As mulheres, ocupando um espaço de poder e incorporando em seus corpos narrativas disruptivas de lutas populares que os mandatos delas representam, incomodaram. E incomodaram tanto que despertaram o ódio misógino materializado no recado. Alguma linha divisória tinha sido ultrapassada. Ao saírem do fogão para “pilotarem” o futuro da nação tinham ido “longe demais”.

Violência política contra parlamentares preocupa

Esses, obviamente, esse não é um caso isolados. Os ataques englobam diferentes espectros políticos. A interdição da fala e a ridicularização do discurso são comuns no cotidiano parlamentar. Neste ano, a deputada federal Celina Leão (Progressistas-DF) foi intimidada durante a sessão por um colega que deu um tapa na mesa durante a leitura do relatório da PEC Kamikaze. Em seguida, ela perguntou: “Faria isso com um homem?”.

No estudo “Debaixo do Tapete: A Violência Política de Gênero e o Silêncio do Conselho de Ética da Câmara dos Deputados”, da doutora Tássia Rabelo de Pinho (UFPB), apurou-se que, em 20 anos, o Conselho de Ética e Decoro Parlamentar da Câmara dos Deputados teve ouvidos moucos: nunca acolheu uma representação de deputadas mulheres vítimas de violência política de gênero dentro do Congresso.

Recentemente, os ataques aumentaram o tom. A deputada federal Sâmia Bomfim (PSOL-SP) e a ex-deputada estadual do Rio Grande do Sul, Manuela d’Ávila (PCB-RS), passaram por situações semelhantes a das parlamentares mineiras. Sâmia foi chamada de “vadia” e “parasita”, recebendo o recado: “Vamos te estuprar e te matar”. Manuela foi chamada de “quenga”, “vagabunda”, “vadia” e na sequência ameaçada: “Vou te estupra”.

O estupro, como os feminismos há muito ensinaram, não se liga a um ato de desejo, mas é fundamentalmente ato de poder. Não por acaso violências de gênero dessa estirpe são comuns na história política de Bolsonaro, como quando afirmou para a então colega parlamentar, a deputada federal Maria do Rosário: “Não te estupro porque você não merece”.

O crime contra as parlamentares é fruto direto do ódio, do discurso misógino e violento e da política armada de Bolsonaro e apoiadores. A comunicação bolsonarista é construída para ser violenta, alimentando o ódio e favorecendo a agressão, funcionando como pólvora nesse caldeirão.

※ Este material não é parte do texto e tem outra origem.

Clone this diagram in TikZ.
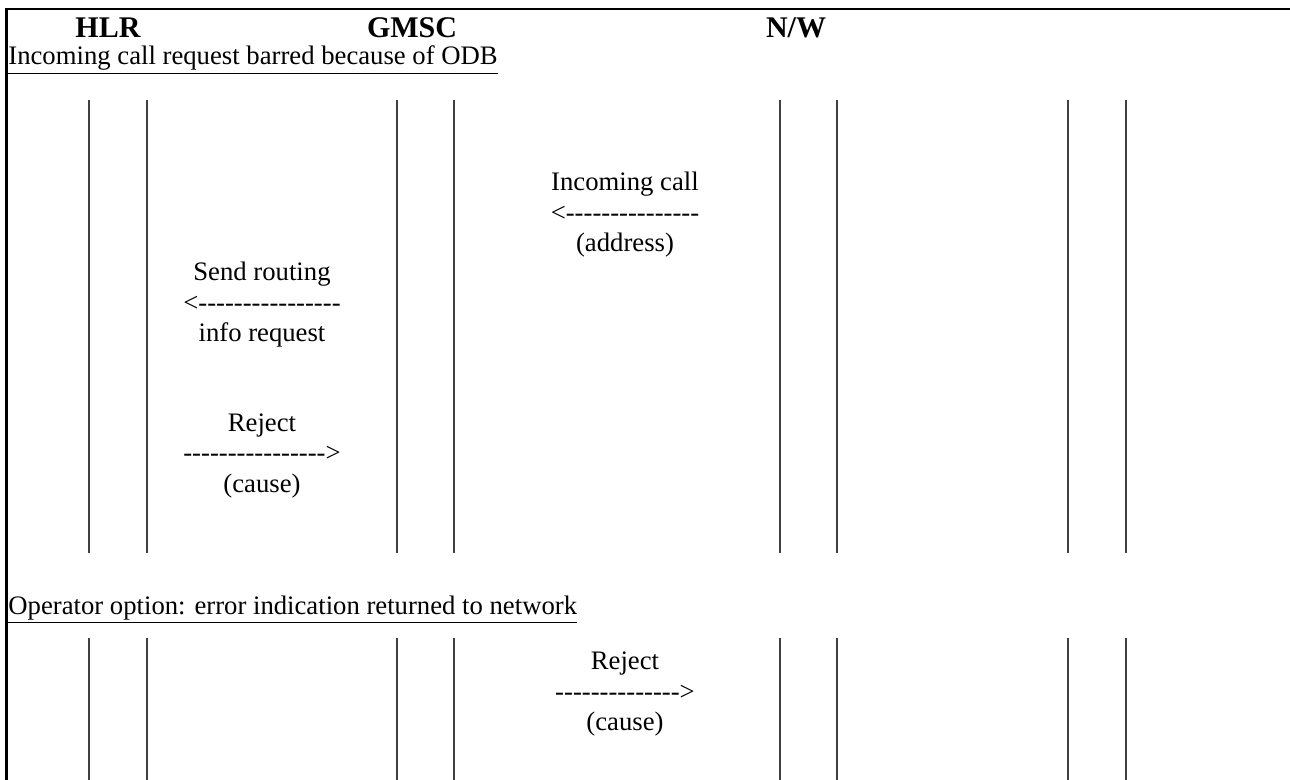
\documentclass[tikz,border=0pt]{standalone}
\usepackage{fontspec}
\setmainfont{Liberation Serif}
\usetikzlibrary{positioning}

% a row of hyphens that TeX will not turn into dashes
\newcommand{\dashes}[1]{\foreach \k in {1,...,#1}{-\kern0pt}}

\begin{document}
\begin{tikzpicture}[x=0.5pt, y=-0.5pt,
    entity/.style={font=\fontsize{15}{18}\selectfont\bfseries, inner sep=0pt},
    msg/.style={align=center, font=\fontsize{13.35}{15.25}\selectfont, inner sep=0pt},
    heading/.style={anchor=base west, font=\fontsize{13.35}{15.25}\selectfont, inner sep=0pt},
    life/.style={black!75, line width=0.6pt}]
    \useasboundingbox (0,0) rectangle (1290,780);

    % Frame
    \draw[line width=1.3pt] (6.5,780) -- (6.5,9) -- (1290,9);

    % Entities
    \node[entity] (hlr) at (108,28) {HLR};
    \node[entity] (gmsc) at (412,28) {GMSC};
    \node[entity] (nw) at (796,28) {N/W};

    % Case 1
    \node[heading] (odb) at (8,65) {\underline{Incoming call request barred because of ODB}};
    \foreach \x [count=\i] in {89,147,397,454,780,837,1068,1126} {
        \coordinate (top\i) at (\x,100);
        \coordinate (bot\i) at (\x,553);
        \draw[life] (top\i) -- (bot\i);
    }
    \node[msg] (call) at (625,215) {Incoming call\\<\dashes{15}\\(address)};
    \node[msg] (sri) at (262,305) {Send routing\\<\dashes{16}\\info request};
    \node[msg] (rej) at (262,456) {Reject\\\dashes{16}>\\(cause)};

    % Case 2
    \node[heading] (opt) at (8,614) {\underline{Operator option: error indication returned to network}};
    \foreach \x [count=\i] in {89,147,397,454,780,837,1068,1126} {
        \coordinate (utop\i) at (\x,638);
        \coordinate (ubot\i) at (\x,780);
        \draw[life] (utop\i) -- (ubot\i);
    }
    \node[msg] (rejnw) at (625,694) {Reject\\\dashes{14}>\\(cause)};
\end{tikzpicture}
\end{document}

Em um país em que várias lideranças mulheres têm sido alvo de ameaças políticas, com nítido recorte de gênero, a escalada de violência política contra as mulheres é um tema de extrema relevância.

Manuela d’Ávila (PCdoB). Foto: Fábio Rodrigues Pozzebom/Agência Brasil

Campanha do TSE

Conforme a pesquisa acima citada, apesar da histórica violência contra mulheres na política brasileira, medidas de combate têm avançado de forma vagarosa. Vale lembrar que somente recentemente, em agosto de 2021, foi prevista a punição para crimes de violência política de gênero contra candidatas e detentoras de mandato eletivo.

Nesse sentido, destaca-se o compromisso firmado pelo Tribunal Superior Eleitoral (TSE) de enfrentar a violência política de gênero nas eleições de 2022, efetivando a recém aprovada lei n.º 14.192/2021, que estabelece normas para prevenir, reprimir e combater esse tipo de violência.

As peças de comunicação foram estreladas pela atriz e embaixadora da ONU Mulheres, Camila Pitanga, e um canal de denúncias foi criado, diretamente para o Ministério Público Eleitoral, visando a coibir a violência de gênero e reescrever a história.

Trata-se de uma medida importante para a fiscalização pela sociedade. Os ataques machistas atingem não somente as parlamentares, mas afetam e dilaceram a democracia como um todo. Por isso, a violência política não pode e não será tolerada.